▶ _Data extract_
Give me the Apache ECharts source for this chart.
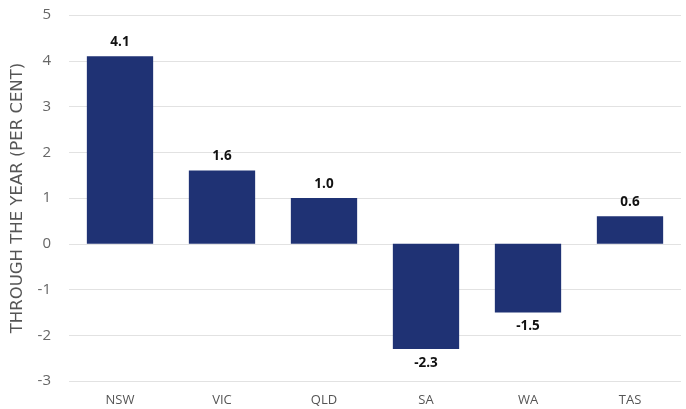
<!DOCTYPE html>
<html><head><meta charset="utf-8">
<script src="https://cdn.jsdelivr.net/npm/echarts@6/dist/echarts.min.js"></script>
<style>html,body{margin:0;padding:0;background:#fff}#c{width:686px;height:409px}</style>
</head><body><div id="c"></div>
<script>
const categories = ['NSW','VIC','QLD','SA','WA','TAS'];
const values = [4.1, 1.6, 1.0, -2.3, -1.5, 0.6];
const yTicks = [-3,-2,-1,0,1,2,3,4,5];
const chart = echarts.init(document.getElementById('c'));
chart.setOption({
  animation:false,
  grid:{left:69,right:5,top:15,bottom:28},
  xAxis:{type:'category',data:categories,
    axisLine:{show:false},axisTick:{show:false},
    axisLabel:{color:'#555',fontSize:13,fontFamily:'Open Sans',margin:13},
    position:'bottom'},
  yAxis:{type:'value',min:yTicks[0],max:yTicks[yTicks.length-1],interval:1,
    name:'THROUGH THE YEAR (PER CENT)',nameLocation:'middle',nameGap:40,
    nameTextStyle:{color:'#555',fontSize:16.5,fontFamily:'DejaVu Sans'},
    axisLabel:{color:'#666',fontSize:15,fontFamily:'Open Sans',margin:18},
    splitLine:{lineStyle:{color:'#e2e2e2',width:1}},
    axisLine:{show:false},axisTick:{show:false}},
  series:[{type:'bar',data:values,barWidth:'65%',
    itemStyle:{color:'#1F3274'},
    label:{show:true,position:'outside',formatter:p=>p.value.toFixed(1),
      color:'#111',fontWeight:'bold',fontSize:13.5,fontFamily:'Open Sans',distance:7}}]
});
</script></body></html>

▶ _Exercise_
Give an exact copy of the material, leaving out every picture.

▶ _Correct output_
Give me the Apache ECharts source for this chart.
<!DOCTYPE html>
<html><head><meta charset="utf-8">
<script src="https://cdn.jsdelivr.net/npm/echarts@6/dist/echarts.min.js"></script>
<style>html,body{margin:0;padding:0;background:#fff}#c{width:686px;height:409px}</style>
</head><body><div id="c"></div>
<script>
const categories = ['NSW','VIC','QLD','SA','WA','TAS'];
const values = [4.1, 1.6, 1.0, -2.3, -1.5, 0.6];
const yTicks = [-3,-2,-1,0,1,2,3,4,5];
const chart = echarts.init(document.getElementById('c'));
chart.setOption({
  animation:false,
  grid:{left:69,right:5,top:15,bottom:28},
  xAxis:{type:'category',data:categories,
    axisLine:{show:false},axisTick:{show:false},
    axisLabel:{color:'#555',fontSize:13,fontFamily:'Open Sans',margin:13},
    position:'bottom'},
  yAxis:{type:'value',min:yTicks[0],max:yTicks[yTicks.length-1],interval:1,
    name:'THROUGH THE YEAR (PER CENT)',nameLocation:'middle',nameGap:40,
    nameTextStyle:{color:'#555',fontSize:16.5,fontFamily:'DejaVu Sans'},
    axisLabel:{color:'#666',fontSize:15,fontFamily:'Open Sans',margin:18},
    splitLine:{lineStyle:{color:'#e2e2e2',width:1}},
    axisLine:{show:false},axisTick:{show:false}},
  series:[{type:'bar',data:values,barWidth:'65%',
    itemStyle:{color:'#1F3274'},
    label:{show:true,position:'outside',formatter:p=>p.value.toFixed(1),
      color:'#111',fontWeight:'bold',fontSize:13.5,fontFamily:'Open Sans',distance:7}}]
});
</script></body></html>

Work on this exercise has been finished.